## [WORK REQUIRED]
Search the material below for the word "React" and copy every line in which it occurs.

## [DATASET CONTENT]
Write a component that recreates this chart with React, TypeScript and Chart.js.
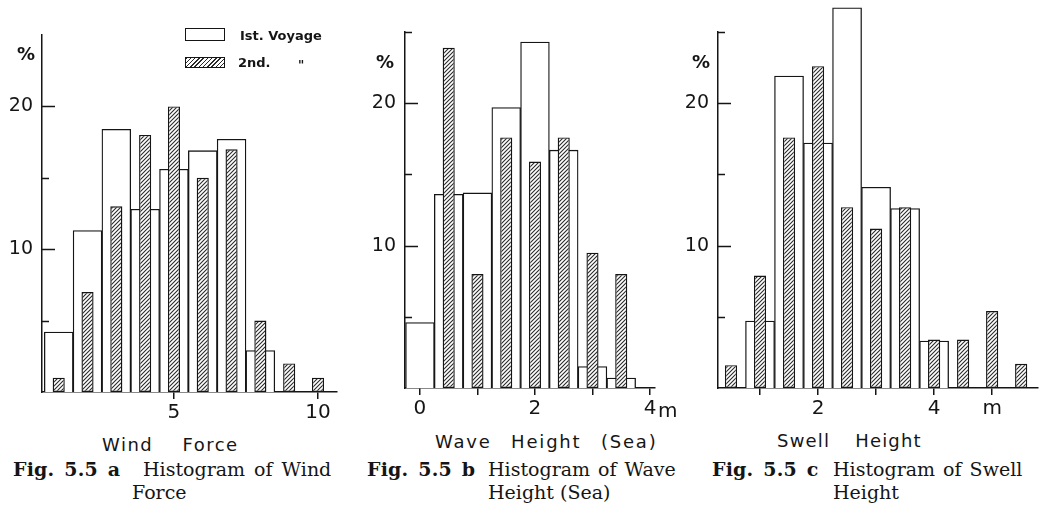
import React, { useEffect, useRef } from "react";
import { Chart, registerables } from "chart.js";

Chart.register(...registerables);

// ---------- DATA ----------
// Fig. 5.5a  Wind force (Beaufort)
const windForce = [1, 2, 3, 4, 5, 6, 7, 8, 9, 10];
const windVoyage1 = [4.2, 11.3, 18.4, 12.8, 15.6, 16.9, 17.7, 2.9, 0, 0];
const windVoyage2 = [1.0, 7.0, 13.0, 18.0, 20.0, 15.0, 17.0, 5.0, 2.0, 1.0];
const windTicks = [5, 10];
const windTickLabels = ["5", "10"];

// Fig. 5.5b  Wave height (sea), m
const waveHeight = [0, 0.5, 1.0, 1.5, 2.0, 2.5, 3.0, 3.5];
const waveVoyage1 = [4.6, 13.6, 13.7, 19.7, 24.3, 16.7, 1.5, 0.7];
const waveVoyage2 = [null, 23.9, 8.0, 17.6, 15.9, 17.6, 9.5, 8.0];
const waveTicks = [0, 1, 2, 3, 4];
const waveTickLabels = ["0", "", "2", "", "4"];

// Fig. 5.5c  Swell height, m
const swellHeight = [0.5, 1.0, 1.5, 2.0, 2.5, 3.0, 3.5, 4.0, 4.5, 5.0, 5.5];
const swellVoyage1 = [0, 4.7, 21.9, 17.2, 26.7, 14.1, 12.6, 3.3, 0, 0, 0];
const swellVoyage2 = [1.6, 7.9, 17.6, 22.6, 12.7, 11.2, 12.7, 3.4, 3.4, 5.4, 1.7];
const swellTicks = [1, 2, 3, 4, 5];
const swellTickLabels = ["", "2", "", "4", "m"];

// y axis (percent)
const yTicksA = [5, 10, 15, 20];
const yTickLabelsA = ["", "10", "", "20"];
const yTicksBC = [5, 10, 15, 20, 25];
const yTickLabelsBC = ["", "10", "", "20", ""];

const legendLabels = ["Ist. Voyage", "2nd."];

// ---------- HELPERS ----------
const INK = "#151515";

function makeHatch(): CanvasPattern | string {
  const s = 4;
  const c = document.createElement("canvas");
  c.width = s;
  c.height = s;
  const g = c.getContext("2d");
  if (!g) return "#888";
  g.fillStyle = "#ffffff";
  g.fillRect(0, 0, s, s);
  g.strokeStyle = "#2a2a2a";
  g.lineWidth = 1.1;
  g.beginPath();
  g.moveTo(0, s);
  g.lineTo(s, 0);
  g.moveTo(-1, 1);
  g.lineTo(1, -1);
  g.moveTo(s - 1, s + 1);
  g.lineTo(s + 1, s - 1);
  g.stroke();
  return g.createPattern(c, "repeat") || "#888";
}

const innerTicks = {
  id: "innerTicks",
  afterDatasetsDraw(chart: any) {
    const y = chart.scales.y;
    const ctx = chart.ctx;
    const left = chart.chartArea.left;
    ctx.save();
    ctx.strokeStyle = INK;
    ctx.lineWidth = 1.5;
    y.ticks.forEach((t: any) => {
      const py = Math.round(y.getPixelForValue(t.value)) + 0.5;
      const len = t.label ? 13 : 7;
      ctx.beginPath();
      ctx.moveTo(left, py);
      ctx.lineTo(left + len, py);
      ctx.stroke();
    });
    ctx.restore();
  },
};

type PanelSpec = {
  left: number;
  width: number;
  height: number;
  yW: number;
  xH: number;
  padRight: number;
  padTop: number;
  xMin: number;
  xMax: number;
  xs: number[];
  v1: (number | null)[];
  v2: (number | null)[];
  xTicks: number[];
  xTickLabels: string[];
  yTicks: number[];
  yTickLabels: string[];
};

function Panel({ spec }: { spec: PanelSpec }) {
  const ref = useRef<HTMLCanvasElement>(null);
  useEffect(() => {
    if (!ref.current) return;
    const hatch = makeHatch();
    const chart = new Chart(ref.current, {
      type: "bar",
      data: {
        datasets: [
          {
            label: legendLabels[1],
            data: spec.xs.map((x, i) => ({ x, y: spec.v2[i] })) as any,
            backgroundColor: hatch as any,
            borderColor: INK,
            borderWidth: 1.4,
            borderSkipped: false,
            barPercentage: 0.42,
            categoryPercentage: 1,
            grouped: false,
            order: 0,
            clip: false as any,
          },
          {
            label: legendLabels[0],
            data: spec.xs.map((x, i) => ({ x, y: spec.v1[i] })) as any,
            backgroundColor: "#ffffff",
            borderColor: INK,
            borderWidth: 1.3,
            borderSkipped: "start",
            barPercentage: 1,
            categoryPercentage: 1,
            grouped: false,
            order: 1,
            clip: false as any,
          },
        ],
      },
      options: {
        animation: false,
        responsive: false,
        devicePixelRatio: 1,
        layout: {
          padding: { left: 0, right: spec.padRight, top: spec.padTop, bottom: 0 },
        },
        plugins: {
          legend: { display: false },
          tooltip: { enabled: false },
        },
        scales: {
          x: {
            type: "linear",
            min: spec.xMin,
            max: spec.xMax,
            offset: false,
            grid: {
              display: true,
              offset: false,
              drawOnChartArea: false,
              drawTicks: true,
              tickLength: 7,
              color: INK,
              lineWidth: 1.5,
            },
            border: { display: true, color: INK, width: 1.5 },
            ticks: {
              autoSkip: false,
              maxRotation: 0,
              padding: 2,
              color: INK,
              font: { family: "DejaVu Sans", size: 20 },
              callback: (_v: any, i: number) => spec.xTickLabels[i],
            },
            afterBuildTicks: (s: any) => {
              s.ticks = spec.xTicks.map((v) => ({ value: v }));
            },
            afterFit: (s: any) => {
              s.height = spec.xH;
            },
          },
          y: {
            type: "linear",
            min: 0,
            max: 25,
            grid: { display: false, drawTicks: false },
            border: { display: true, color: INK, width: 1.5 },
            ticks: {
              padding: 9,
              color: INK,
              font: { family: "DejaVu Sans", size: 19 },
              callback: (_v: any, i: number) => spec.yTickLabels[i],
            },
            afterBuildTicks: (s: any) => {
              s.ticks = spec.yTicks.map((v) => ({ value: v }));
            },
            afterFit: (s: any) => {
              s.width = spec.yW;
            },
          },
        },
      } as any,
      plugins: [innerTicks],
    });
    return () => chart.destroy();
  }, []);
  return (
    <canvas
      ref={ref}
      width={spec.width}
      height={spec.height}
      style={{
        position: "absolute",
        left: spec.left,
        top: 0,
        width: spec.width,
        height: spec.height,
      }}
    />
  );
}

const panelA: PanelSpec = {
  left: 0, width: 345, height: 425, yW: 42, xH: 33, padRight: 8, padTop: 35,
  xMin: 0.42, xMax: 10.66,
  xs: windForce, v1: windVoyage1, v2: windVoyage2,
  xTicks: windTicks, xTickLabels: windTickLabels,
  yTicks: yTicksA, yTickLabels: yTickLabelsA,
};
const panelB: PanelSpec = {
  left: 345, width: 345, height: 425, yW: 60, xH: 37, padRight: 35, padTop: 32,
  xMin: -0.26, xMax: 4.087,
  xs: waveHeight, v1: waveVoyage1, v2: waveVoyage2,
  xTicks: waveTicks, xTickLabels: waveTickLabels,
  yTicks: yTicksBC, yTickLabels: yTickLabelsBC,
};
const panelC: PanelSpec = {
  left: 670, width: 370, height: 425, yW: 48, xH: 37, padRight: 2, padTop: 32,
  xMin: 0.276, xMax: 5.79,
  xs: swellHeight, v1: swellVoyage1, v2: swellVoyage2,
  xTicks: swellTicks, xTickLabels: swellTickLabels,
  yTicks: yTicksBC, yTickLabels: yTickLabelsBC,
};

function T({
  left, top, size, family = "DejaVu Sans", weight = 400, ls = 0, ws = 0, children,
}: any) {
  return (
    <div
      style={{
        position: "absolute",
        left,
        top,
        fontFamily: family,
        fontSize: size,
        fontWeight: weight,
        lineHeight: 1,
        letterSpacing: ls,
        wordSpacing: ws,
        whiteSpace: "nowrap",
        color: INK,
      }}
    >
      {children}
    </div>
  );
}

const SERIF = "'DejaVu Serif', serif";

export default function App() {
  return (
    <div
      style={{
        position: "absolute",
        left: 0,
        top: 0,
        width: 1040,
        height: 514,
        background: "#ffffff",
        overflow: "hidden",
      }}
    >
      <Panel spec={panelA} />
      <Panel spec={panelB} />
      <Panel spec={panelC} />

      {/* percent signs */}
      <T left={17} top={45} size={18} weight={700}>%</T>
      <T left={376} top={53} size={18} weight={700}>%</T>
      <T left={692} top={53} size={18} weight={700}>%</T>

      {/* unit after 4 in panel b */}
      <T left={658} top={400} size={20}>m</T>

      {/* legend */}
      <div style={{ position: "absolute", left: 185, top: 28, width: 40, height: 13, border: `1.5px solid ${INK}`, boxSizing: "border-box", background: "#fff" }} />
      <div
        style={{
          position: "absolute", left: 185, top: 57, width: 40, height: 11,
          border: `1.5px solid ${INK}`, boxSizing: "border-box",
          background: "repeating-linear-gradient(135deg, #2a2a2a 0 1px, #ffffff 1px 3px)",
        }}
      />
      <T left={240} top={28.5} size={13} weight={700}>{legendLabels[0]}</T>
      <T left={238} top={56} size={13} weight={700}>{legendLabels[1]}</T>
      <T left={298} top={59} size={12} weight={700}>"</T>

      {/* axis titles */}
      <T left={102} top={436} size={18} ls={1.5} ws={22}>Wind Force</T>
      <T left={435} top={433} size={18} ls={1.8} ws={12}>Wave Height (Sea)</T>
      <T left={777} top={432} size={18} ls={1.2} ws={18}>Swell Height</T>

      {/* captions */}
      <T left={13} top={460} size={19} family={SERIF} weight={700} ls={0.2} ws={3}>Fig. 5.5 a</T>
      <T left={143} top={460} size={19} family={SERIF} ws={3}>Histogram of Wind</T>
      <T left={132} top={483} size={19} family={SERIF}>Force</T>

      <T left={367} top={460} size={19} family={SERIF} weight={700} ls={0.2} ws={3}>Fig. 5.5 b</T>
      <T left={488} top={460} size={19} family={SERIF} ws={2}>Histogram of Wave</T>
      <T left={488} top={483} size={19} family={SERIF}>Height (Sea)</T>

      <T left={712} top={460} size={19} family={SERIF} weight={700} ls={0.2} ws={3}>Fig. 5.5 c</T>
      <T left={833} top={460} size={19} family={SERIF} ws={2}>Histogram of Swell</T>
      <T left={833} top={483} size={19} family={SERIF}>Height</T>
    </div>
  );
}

## [ANSWER TO THIS PROBLEM]
Write a component that recreates this chart with React, TypeScript and Chart.js.
import React, { useEffect, useRef } from "react";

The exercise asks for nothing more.